Te Roopū Māori, the Māori Students’ Association, has voted at a recent Student General Meeting to separate their finances from OUSA and join the Office of Māori Development, taking their funding directly from the University instead of through OUSA.
At the moment Te Roopū Māori (TRM) is treated basically as a department of OUSA. If the Uni decides to cut OUSA’s funding, and OUSA has to cut departments across the board, then they have complete control over how much TRM gets. This exact situation happened last year. For two organisations that are supposed to be “parallel bodies” this situation is fundamentally unequal. Sam Smith, OUSA Finance Officer, said OUSA had been advocating for TRM to be “brought up to a parallel body, as it should be”.
Joining with the Office of Māori Development (OMD) would mean that money for TRM wouldn’t come out from students (via Student Services Fees) but instead out of the University’s baseline budget, or “the big pot”.
Tiana Mihaere, Te Roopū Māori Tumuaki, said that she had been pushing for TRM to separate all year, and all year the Uni has basically been ignoring her. The only reason this is going ahead is that OUSA “forced their hand” via the budgeting negotiations it has every year with the Uni.

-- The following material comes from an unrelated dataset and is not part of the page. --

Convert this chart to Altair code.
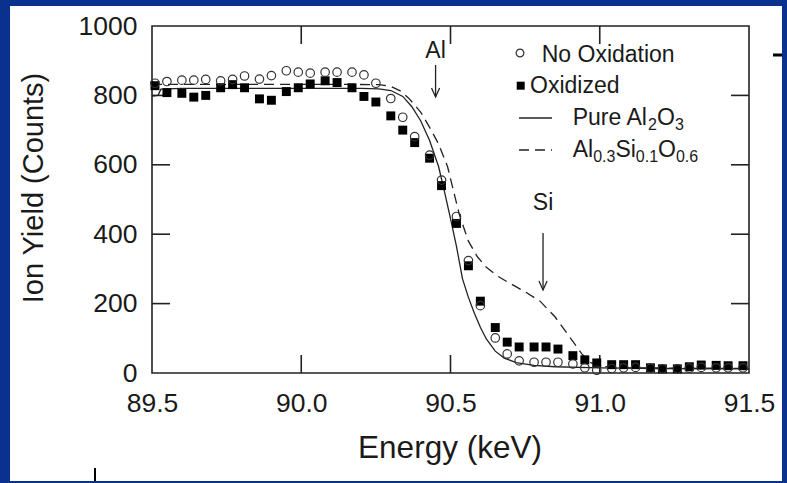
import altair as alt
import pandas as pd

# ---------------- data ----------------
energy = [89.51, 89.55, 89.60, 89.64, 89.68, 89.73, 89.77, 89.81, 89.86, 89.90,
          89.95, 89.99, 90.03, 90.08, 90.12, 90.17, 90.21, 90.25, 90.30, 90.34,
          90.38, 90.43, 90.47, 90.52, 90.56, 90.60, 90.65, 90.69, 90.73, 90.78,
          90.82, 90.86, 90.91, 90.95, 90.99, 91.04, 91.08, 91.12, 91.17, 91.21,
          91.26, 91.30, 91.34, 91.39, 91.43, 91.48]
oxidized = [828, 808, 806, 795, 800, 822, 831, 822, 790, 786,
            811, 822, 833, 842, 837, 822, 797, 781, 741, 700,
            664, 619, 540, 431, 309, 207, 131, 89, 75, 75,
            75, 69, 50, 38, 29, 24, 24, 24, 15, 12,
            12, 18, 23, 22, 21, 21]
no_oxidation = [835, 840, 844, 844, 846, 842, 846, 856, 847, 857,
                871, 867, 864, 867, 867, 867, 859, 835, 791, 737,
                681, 628, 556, 451, 324, 194, 101, 55, 35, 31,
                31, 31, 26, 15, 8, 13, 15, 16, 14, 12,
                12, 14, 16, 15, 15, 15]

pure_e = [89.50, 89.52, 89.53, 89.60, 89.80, 90.00, 90.20, 90.26, 90.30, 90.34,
          90.37, 90.40, 90.43, 90.46, 90.48, 90.50, 90.52, 90.54, 90.56, 90.58,
          90.60, 90.62, 90.65, 90.68, 90.72, 90.78, 90.85, 91.00, 91.20, 91.50]
pure_y = [798, 800, 818, 820, 820, 820, 820, 819, 814, 797,
          768, 727, 670, 595, 522, 445, 365, 272, 218, 172,
          132, 98, 63, 43, 30, 22, 18, 15, 13, 12]

alloy_e = [89.50, 89.80, 90.10, 90.26, 90.30, 90.33, 90.36, 90.40, 90.43, 90.46,
           90.49, 90.51, 90.53, 90.56, 90.59, 90.62, 90.66, 90.70, 90.75, 90.80,
           90.85, 90.90, 90.94, 90.97, 91.00, 91.10, 91.50]
alloy_y = [832, 832, 832, 831, 826, 814, 792, 752, 708, 660,
           595, 525, 455, 380, 335, 305, 278, 258, 234, 207,
           162, 103, 55, 30, 19, 15, 13]

x_tick_values = [89.5, 90.0, 90.5, 91.0, 91.5]
y_tick_values = [0, 200, 400, 600, 800, 1000]
x_inner_ticks = [90.0, 90.5, 91.0]
y_inner_ticks = [200, 400, 600, 800]
al_edge = 90.45
si_edge = 90.81

# ---------------- style ----------------
FONT = "Liberation Sans"
TXT = "#1a1a1a"
INK = "#222222"
W, H = 597, 347
TICK = 18

pts = pd.DataFrame({"e": energy, "ox": oxidized, "no": no_oxidation})
pure = pd.DataFrame({"e": pure_e, "y": pure_y})
alloy = pd.DataFrame({"e": alloy_e, "y": alloy_y})
one = pd.DataFrame({"k": [0]})

xscale = alt.Scale(domain=[89.5, 91.5], nice=False, zero=False)
yscale = alt.Scale(domain=[0, 1000], nice=False)
xaxis = alt.Axis(values=x_tick_values, format=".1f", domain=False, ticks=False, grid=False,
                 labelFont=FONT, labelFontSize=26.5, labelColor=TXT, labelPadding=17,
                 labelFlush=False, labelOverlap=False,
                 title="Energy (keV)", titleFont=FONT, titleFontSize=31.5,
                 titleFontWeight="normal", titleColor=TXT, titleX=297.5, titleY=84,
                 titleBaseline="alphabetic", titleAlign="center", zindex=1)
yaxis = alt.Axis(values=y_tick_values, format="d", domain=False, ticks=False, grid=False,
                 labelFont=FONT, labelFontSize=26.5, labelColor=TXT, labelPadding=15,
                 labelOverlap=False, labelFlush=False,
                 title="Ion Yield (Counts)", titleFont=FONT, titleFontSize=29,
                 titleFontWeight="normal", titleColor=TXT, titleAngle=270,
                 titleX=-110, titleY=161.5, titleBaseline="alphabetic",
                 titleAlign="center", zindex=1)


def X(f):
    return alt.X(f"{f}:Q", scale=xscale, axis=xaxis)


def Y(f):
    return alt.Y(f"{f}:Q", scale=yscale, axis=yaxis)


layers = []
# white page
layers.append(alt.Chart(one).mark_rect(color="white").encode(
    x=alt.value(-142), x2=alt.value(630), y=alt.value(-20), y2=alt.value(455)))
# slide artifacts
layers.append(alt.Chart(one).mark_rule(color="black", strokeWidth=3).encode(
    x=alt.value(621), x2=alt.value(630), y=alt.value(29)))
layers.append(alt.Chart(one).mark_rule(color="black", strokeWidth=2).encode(
    x=alt.value(-57), y=alt.value(442), y2=alt.value(455)))

# frame
layers.append(alt.Chart(one).mark_rect(filled=False, color=INK, strokeWidth=1.6).encode(
    x=alt.value(0), x2=alt.value(W), y=alt.value(0), y2=alt.value(H)))

# inward ticks
xt = pd.DataFrame({"t": x_inner_ticks})
yt = pd.DataFrame({"t": y_inner_ticks})
rule = dict(color=INK, strokeWidth=1.6)
layers.append(alt.Chart(xt).mark_rule(**rule).encode(x=X("t"), y=alt.value(H), y2=alt.value(H - TICK)))
layers.append(alt.Chart(xt).mark_rule(**rule).encode(x=X("t"), y=alt.value(0), y2=alt.value(TICK)))
layers.append(alt.Chart(yt).mark_rule(**rule).encode(y=Y("t"), x=alt.value(0), x2=alt.value(TICK)))
layers.append(alt.Chart(yt).mark_rule(**rule).encode(y=Y("t"), x=alt.value(W - TICK), x2=alt.value(W)))

# simulation curves
layers.append(alt.Chart(pure).mark_line(color=INK, strokeWidth=1.3).encode(x=X("e"), y=Y("y")))
layers.append(alt.Chart(alloy).mark_line(color=INK, strokeWidth=1.3, strokeDash=[10, 6]).encode(
    x=X("e"), y=Y("y")))

# measured points
layers.append(alt.Chart(pts).mark_point(shape="square", filled=True, size=80, color="black",
                                        opacity=1).encode(x=X("e"), y=Y("ox")))
layers.append(alt.Chart(pts).mark_point(shape="circle", filled=False, size=72, color="#333333",
                                        strokeWidth=1.2, opacity=1).encode(x=X("e"), y=Y("no")))

# edge arrows
ar = pd.DataFrame({"e": [al_edge]})
sr = pd.DataFrame({"e": [si_edge]})
head = "M-0.45,-1L0,0L0.45,-1"
layers.append(alt.Chart(ar).mark_rule(color=INK, strokeWidth=1.3).encode(
    x=X("e"), y=alt.value(39), y2=alt.value(71)))
layers.append(alt.Chart(ar).mark_point(shape=head, filled=False, size=324, color=INK,
                                       strokeWidth=1.3, opacity=1).encode(x=X("e"), y=alt.value(71)))
layers.append(alt.Chart(sr).mark_rule(color=INK, strokeWidth=1.3).encode(
    x=X("e"), y=alt.value(207), y2=alt.value(264)))
layers.append(alt.Chart(sr).mark_point(shape=head, filled=False, size=324, color=INK,
                                       strokeWidth=1.3, opacity=1).encode(x=X("e"), y=alt.value(264)))
layers.append(alt.Chart(ar).mark_text(text="Al", font=FONT, fontSize=23, color=TXT,
                                      baseline="alphabetic", align="center").encode(
    x=X("e"), y=alt.value(32)))
layers.append(alt.Chart(sr).mark_text(text="Si", font=FONT, fontSize=23, color=TXT,
                                      baseline="alphabetic", align="center").encode(
    x=X("e"), y=alt.value(184)))

# legend
WID = {'P': .667, 'u': .556, 'r': .333, 'e': .556, ' ': .278, 'A': .667, 'l': .222,
       'O': .778, 'S': .667, 'i': .222, '0': .556, '1': .556, '2': .556, '3': .556,
       '6': .556, '.': .278}


def rich(segments, x0, base):
    out = []
    x = x0
    for s, size, dy in segments:
        out.append(alt.Chart(one).mark_text(text=s, font=FONT, fontSize=size, color=TXT,
                                            align="left", baseline="alphabetic").encode(
            x=alt.value(x), y=alt.value(base + dy)))
        x += sum(WID.get(c, .556) for c in s) * size
    return out


MAIN, SUB, SDY = 23, 16, 5
layers.append(alt.Chart(one).mark_point(shape="circle", filled=False, size=60, color="#333333",
                                        strokeWidth=1.2, opacity=1).encode(
    x=alt.value(368), y=alt.value(27)))
layers.append(alt.Chart(one).mark_text(text="No Oxidation", font=FONT, fontSize=MAIN, color=TXT,
                                       align="left", baseline="alphabetic").encode(
    x=alt.value(389.7), y=alt.value(35.7)))
layers.append(alt.Chart(one).mark_point(shape="square", filled=True, size=64, color="black",
                                        opacity=1).encode(x=alt.value(368.7), y=alt.value(59.7)))
layers.append(alt.Chart(one).mark_text(text="Oxidized", font=FONT, fontSize=MAIN, color=TXT,
                                       align="left", baseline="alphabetic").encode(
    x=alt.value(378), y=alt.value(67.3)))
layers.append(alt.Chart(one).mark_rule(color=INK, strokeWidth=1.3).encode(
    x=alt.value(367), x2=alt.value(400), y=alt.value(92)))
layers.append(alt.Chart(one).mark_rule(color=INK, strokeWidth=1.3, strokeDash=[10, 6]).encode(
    x=alt.value(367), x2=alt.value(400), y=alt.value(124)))
layers += rich([("Pure Al", MAIN, 0), ("2", SUB, SDY), ("O", MAIN, 0), ("3", SUB, SDY)], 420.7, 99)
layers += rich([("Al", MAIN, 0), ("0.3", SUB, SDY), ("Si", MAIN, 0), ("0.1", SUB, SDY),
                ("O", MAIN, 0), ("0.6", SUB, SDY)], 420.7, 130.7)

chart = alt.layer(*layers).properties(
    width=W, height=H,
    padding={"left": 152, "top": 26, "right": 38, "bottom": 110},
    autosize=alt.AutoSizeParams(type="none"),
    background="#0b318f",
).configure_view(stroke=None)

chart.save("out.html", embed_options={"renderer": "svg", "actions": False})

OMD already provides support to TRM, but Tiana admits that they’re currently “not student focused”.
A student asked Tuari Potiki, Director of the Office of Māori Development, what OMD gets out of the new relationship with TRM. He said by “Being closer to the Māori student voice and passing that voice to the higher ups; I want to put a microphone to the Māori student voice at this University … I love student voice and student energy and that’s something this University desperately needs”.
There was concern from the audience over TRM’s ability to maintain a stable amount of funding from the University every year. Tiana pointed out that OMD will “be there to advocate and support us” through negotiations.
At the moment the budget is set for $125,000 a year. Potiki said that that number was a minimum. “It will never dip below that, but I expect year on year increases”.
“At the moment the burden to negotiate for funding us falls on someone else,” said Tiana. “We should be standing on our own two feet and our own mana.”
There was some confusion and misinformation among the audience. “I heard a rumour that if we move away from OUSA then we lose access to student services like Unipol,” said one student. “You can continue to use services,” said OUSA President Caitlin Barlow-Groome, pointing out that every member of TRM is also a member of OUSA and will still have the full rights of an OUSA member.
Because the opportunity to leave OUSA came up suddenly, some members of TRM felt that the whole thing was being pushed through too quickly. “We’re rushing into this and we’re uninformed,” said one student.
While Tiana acknowledged that “some students feel like we’re forcing this change or the process hasn’t been long enough,” she said “we need a decision.”
Some people asked whether the decision could be held off to next year, when people are more informed about it. Tiana said that while that was an option “This does need to eventually be addressed,” and pointed out that while TRM is focused on this other projects can’t go ahead. “The whole process for [an on campus Marae] has been put on hold because of this.”
2019 Tumuaki-elect Taylor Terekia got up to speak, saying she was “confident that I can take on this mahi”.
“I’m excited to see this work out. I don’t see any problems with it and I think that if there are we can work through them together,” she said.
The motion was taken to a vote. 37 voted for, 22 against, and there were 14 abstentions, meaning that the motion was successful.